I still think If I Fell should only ever be sung by a man, but that's just one bad shot. With merciful restraint, nobody sings the words to A Day In The Life; they just read the newspaper, oh boy.
The characters are interesting, the support-acts often more fun than the near-perfect leads. The acting is pretty consistently spot-on, and the cameos work -- Bono, Joe Cocker, Eddie Izzard and Salma Hayek are all superbly cast and clearly thrilled to be a part of the film. The Hendrixian JoJo (Martin Luther) plays a mean guitar and doesn't quite dig the Purple Haze outfit forced onto him by Sadie (Dana Fuchs), the bourbon-swigging Janis to his Jimi. The latter is fittingly Sexy, enough to make us rethink the truth -- that the boys wrote it about the Maharishi Mahesh Yogi (Sexy Sadie, what have you done? You made a fool of everyone) and changed the name from Maha-rishi to Sexy Sadie to avoid litigation.
This, then, is a film about universality of meaning, best expressed by Prudence (TV Carpio), a lesbian cheerleader who takes the happiest of songs and, convincingly, makes it sad. The gang lives in worn-down, very cool New York digs, and, on a stormy night, she enters the room with a faceful of bruises, and stands dripping on the wooden floor.

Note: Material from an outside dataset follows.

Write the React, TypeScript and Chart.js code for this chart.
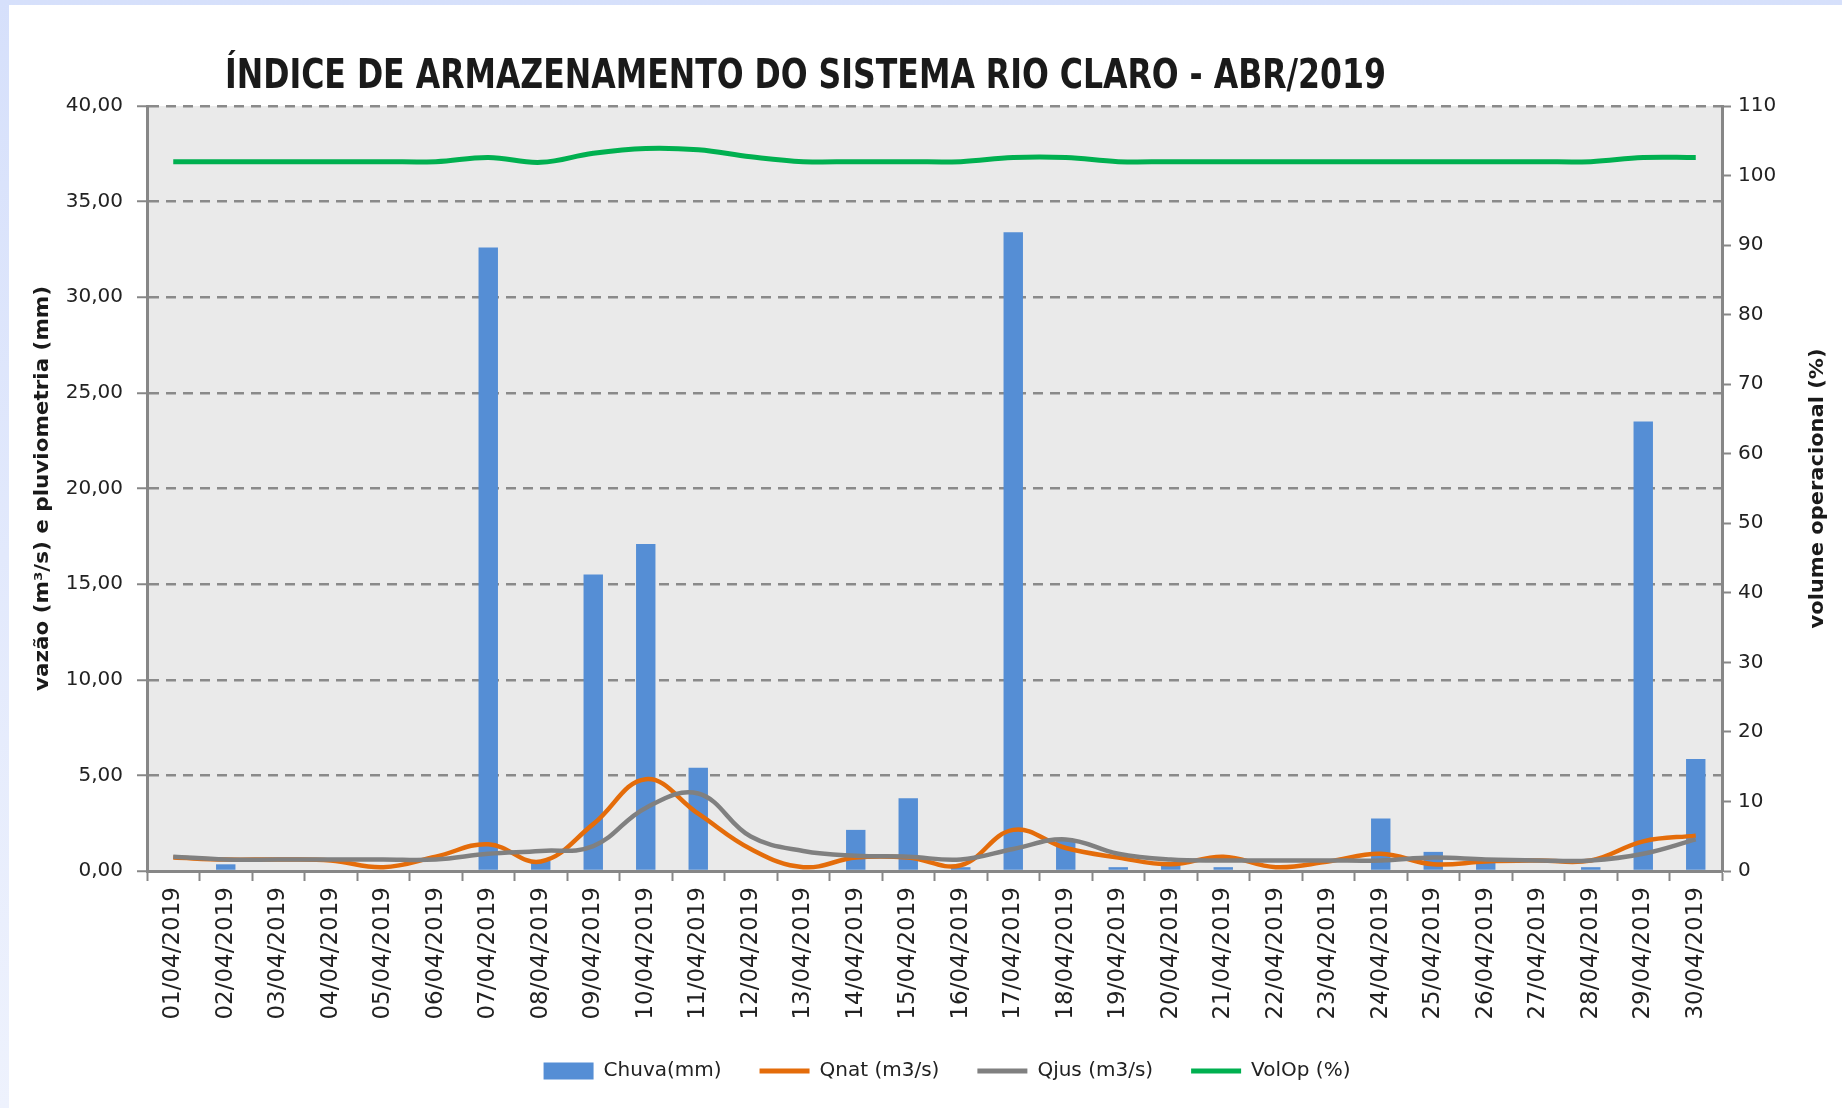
import React, { useEffect, useRef } from 'react';
import { Chart, registerables } from 'chart.js';

Chart.register(...registerables);

const TITLE = 'ÍNDICE DE ARMAZENAMENTO DO SISTEMA RIO CLARO - ABR/2019';
const LEFT_TITLE = 'vazão (m³/s) e pluviometria (mm)';
const RIGHT_TITLE = 'volume operacional (%)';

const dates = [
  '01/04/2019', '02/04/2019', '03/04/2019', '04/04/2019', '05/04/2019', '06/04/2019',
  '07/04/2019', '08/04/2019', '09/04/2019', '10/04/2019', '11/04/2019', '12/04/2019',
  '13/04/2019', '14/04/2019', '15/04/2019', '16/04/2019', '17/04/2019', '18/04/2019',
  '19/04/2019', '20/04/2019', '21/04/2019', '22/04/2019', '23/04/2019', '24/04/2019',
  '25/04/2019', '26/04/2019', '27/04/2019', '28/04/2019', '29/04/2019', '30/04/2019',
];

const chuva = [
  0, 0.35, 0, 0, 0, 0, 32.6, 0.55, 15.5, 17.1, 5.4, 0, 0, 2.15, 3.8,
  0.2, 33.4, 1.6, 0.2, 0.37, 0.2, 0, 0, 2.75, 1.0, 0.5, 0, 0.2, 23.5, 5.85,
];

const qnat = [
  0.7, 0.6, 0.6, 0.55, 0.2, 0.75, 1.4, 0.5, 2.45, 4.8, 3.0, 1.15, 0.2, 0.7, 0.7,
  0.3, 2.15, 1.2, 0.7, 0.35, 0.75, 0.2, 0.5, 0.9, 0.35, 0.5, 0.55, 0.55, 1.55, 1.85,
];

const qjus = [
  0.75, 0.6, 0.6, 0.6, 0.6, 0.6, 0.9, 1.05, 1.3, 3.3, 4.05, 1.8, 1.05, 0.8, 0.75,
  0.6, 1.15, 1.65, 0.9, 0.6, 0.55, 0.55, 0.55, 0.55, 0.7, 0.6, 0.55, 0.55, 0.9, 1.65,
];

const volOp = [
  102, 102, 102, 102, 102, 102, 102.6, 101.9, 103.2, 103.9, 103.7, 102.7, 102.0, 102, 102,
  102, 102.6, 102.6, 102, 102, 102, 102, 102, 102, 102, 102, 102, 102, 102.6, 102.6,
];

const leftTicks = { min: 0, max: 40, step: 5 };
const rightTicks = { min: 0, max: 110, step: 10 };

const AXIS_GRAY = '#878787';
const TEXT = '#222222';
const FONT = '"DejaVu Sans", "Liberation Sans", sans-serif';

function drawRotated(ctx: CanvasRenderingContext2D, text: string, cx: number, cy: number, len: number) {
  ctx.save();
  ctx.font = `bold 19px ${FONT}`;
  ctx.fillStyle = '#1a1a1a';
  const w = ctx.measureText(text).width;
  ctx.translate(cx, cy);
  ctx.rotate(-Math.PI / 2);
  ctx.scale(len / w, 1);
  ctx.textAlign = 'center';
  ctx.textBaseline = 'middle';
  ctx.fillText(text, 0, 0);
  ctx.restore();
}

const textPlugin = {
  id: 'customTexts',
  afterDraw(chart: any) {
    const ctx: CanvasRenderingContext2D = chart.ctx;
    const area = chart.chartArea;
    ctx.save();
    ctx.font = `bold 40px "Liberation Sans Narrow", "DejaVu Sans Condensed", "Liberation Sans", sans-serif`;
    ctx.fillStyle = '#1a1a1a';
    ctx.textBaseline = 'alphabetic';
    ctx.textAlign = 'left';
    const tw = ctx.measureText(TITLE).width;
    ctx.translate(225, area.top - 18);
    ctx.scale(1161 / tw, 1);
    ctx.fillText(TITLE, 0, 0);
    ctx.restore();
    const cy = (area.top + area.bottom) / 2;
    drawRotated(ctx, LEFT_TITLE, area.left - 104, cy, 405);
    drawRotated(ctx, RIGHT_TITLE, area.right + 96, cy, 280);
  },
};

export default function App() {
  const ref = useRef<HTMLCanvasElement>(null);

  useEffect(() => {
    if (!ref.current) return;
    const chart = new Chart(ref.current, {
      data: {
        labels: dates,
        datasets: [
          {
            type: 'bar',
            label: 'Chuva(mm)',
            data: chuva,
            backgroundColor: '#558ED5',
            yAxisID: 'y',
            barPercentage: 0.37,
            categoryPercentage: 1.0,
            order: 3,
          },
          {
            type: 'line',
            label: 'Qnat (m3/s)',
            data: qnat,
            borderColor: '#E46C0A',
            backgroundColor: '#E46C0A',
            borderWidth: 4.5,
            pointRadius: 0,
            tension: 0.4,
            yAxisID: 'y',
            order: 2,
          },
          {
            type: 'line',
            label: 'Qjus (m3/s)',
            data: qjus,
            borderColor: '#808080',
            backgroundColor: '#808080',
            borderWidth: 4.5,
            pointRadius: 0,
            tension: 0.4,
            yAxisID: 'y',
            order: 1,
          },
          {
            type: 'line',
            label: 'VolOp (%)',
            data: volOp,
            borderColor: '#00B050',
            backgroundColor: '#00B050',
            borderWidth: 5,
            pointRadius: 0,
            tension: 0.4,
            yAxisID: 'y1',
            order: 0,
          },
        ],
      },
      options: {
        responsive: false,
        maintainAspectRatio: false,
        animation: false,
        devicePixelRatio: 1,
        layout: { padding: { left: 52, right: 0, top: 106, bottom: 17 } },
        plugins: {
          title: { display: false },
          tooltip: { enabled: false },
          legend: {
            position: 'bottom',
            labels: {
              usePointStyle: true,
              pointStyleWidth: 50,
              boxHeight: 17,
              padding: 38,
              color: TEXT,
              font: { family: FONT, size: 20 },
              sort: (a: any, b: any) => a.datasetIndex - b.datasetIndex,
              generateLabels: (ch: any) => {
                const items = Chart.defaults.plugins.legend.labels.generateLabels(ch);
                return items.map((it: any) => {
                  const ds: any = ch.data.datasets[it.datasetIndex];
                  if (ds.type === 'bar') {
                    it.pointStyle = 'rect';
                    it.lineWidth = 0;
                    it.fillStyle = ds.backgroundColor;
                    it.strokeStyle = ds.backgroundColor;
                  } else {
                    it.pointStyle = 'line';
                    it.lineWidth = 5;
                    it.strokeStyle = ds.borderColor;
                    it.fillStyle = ds.borderColor;
                  }
                  return it;
                });
              },
            },
          },
        },
        scales: {
          x: {
            type: 'category',
            offset: true,
            afterFit: (s: any) => { s.height = 152; },
            grid: {
              display: true,
              drawOnChartArea: false,
              drawTicks: true,
              offset: true,
              tickLength: 10,
              tickColor: AXIS_GRAY,
              tickWidth: 2,
            },
            border: { color: AXIS_GRAY, width: 3 },
            ticks: {
              autoSkip: false,
              minRotation: 90,
              maxRotation: 90,
              padding: 6,
              color: TEXT,
              font: { family: FONT, size: 23 },
            },
          },
          y: {
            position: 'left',
            min: leftTicks.min,
            max: leftTicks.max,
            afterFit: (s: any) => { s.width = 95; },
            ticks: {
              stepSize: leftTicks.step,
              padding: 14,
              color: TEXT,
              font: { family: FONT, size: 20 },
              callback: (v: any) => Number(v).toFixed(2).replace('.', ','),
            },
            grid: {
              color: '#8a8a8a',
              lineWidth: 2.5,
              tickLength: 10,
              tickColor: AXIS_GRAY,
              tickWidth: 2,
              tickBorderDash: [],
            },
            border: { color: AXIS_GRAY, width: 3, dash: [10, 7] },
          },
          y1: {
            position: 'right',
            min: rightTicks.min,
            max: rightTicks.max,
            afterFit: (s: any) => { s.width = 120; },
            ticks: {
              stepSize: rightTicks.step,
              padding: 7,
              color: TEXT,
              font: { family: FONT, size: 20 },
            },
            grid: {
              drawOnChartArea: false,
              tickLength: 9,
              tickColor: AXIS_GRAY,
              tickWidth: 2,
            },
            border: { color: AXIS_GRAY, width: 3 },
          },
        },
      },
      plugins: [
        {
          id: 'plotBg',
          beforeDraw(chart: any) {
            const { ctx, chartArea: a } = chart;
            ctx.save();
            ctx.fillStyle = '#EAEAEA';
            ctx.fillRect(a.left, a.top, a.right - a.left, a.bottom - a.top);
            ctx.restore();
          },
        },
        textPlugin,
      ],
    } as any);
    return () => chart.destroy();
  }, []);

  return (
    <div
      style={{
        position: 'fixed',
        left: 0,
        top: 0,
        width: 1842,
        height: 1108,
        background: 'linear-gradient(180deg, #d6e0fb 0%, #eef2fd 100%)',
        overflow: 'hidden',
      }}
    >
      <div style={{ position: 'absolute', left: 9, top: 5, right: 0, bottom: 0, background: '#ffffff' }} />
      <canvas
        ref={ref}
        width={1842}
        height={1108}
        style={{ position: 'absolute', left: 0, top: 0, width: 1842, height: 1108 }}
      />
    </div>
  );
}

Sadie walks by, bemused, sees Prudence and asks, 'Where'd she come from?' Jude unblinkingly deadpans, 'She came in through the bathroom window.'
Take a bow, Julie.
Elvis himself, I firmly believe, was a Beatles person. Leave the cynicism on the flower-patterned welcome mat, walk in and grin through this film. Be warned: you may have to head to karaoke bar right after. Rodgers-Hammerstein they may not be, but a Lennon-McCartney musical is very special indeed.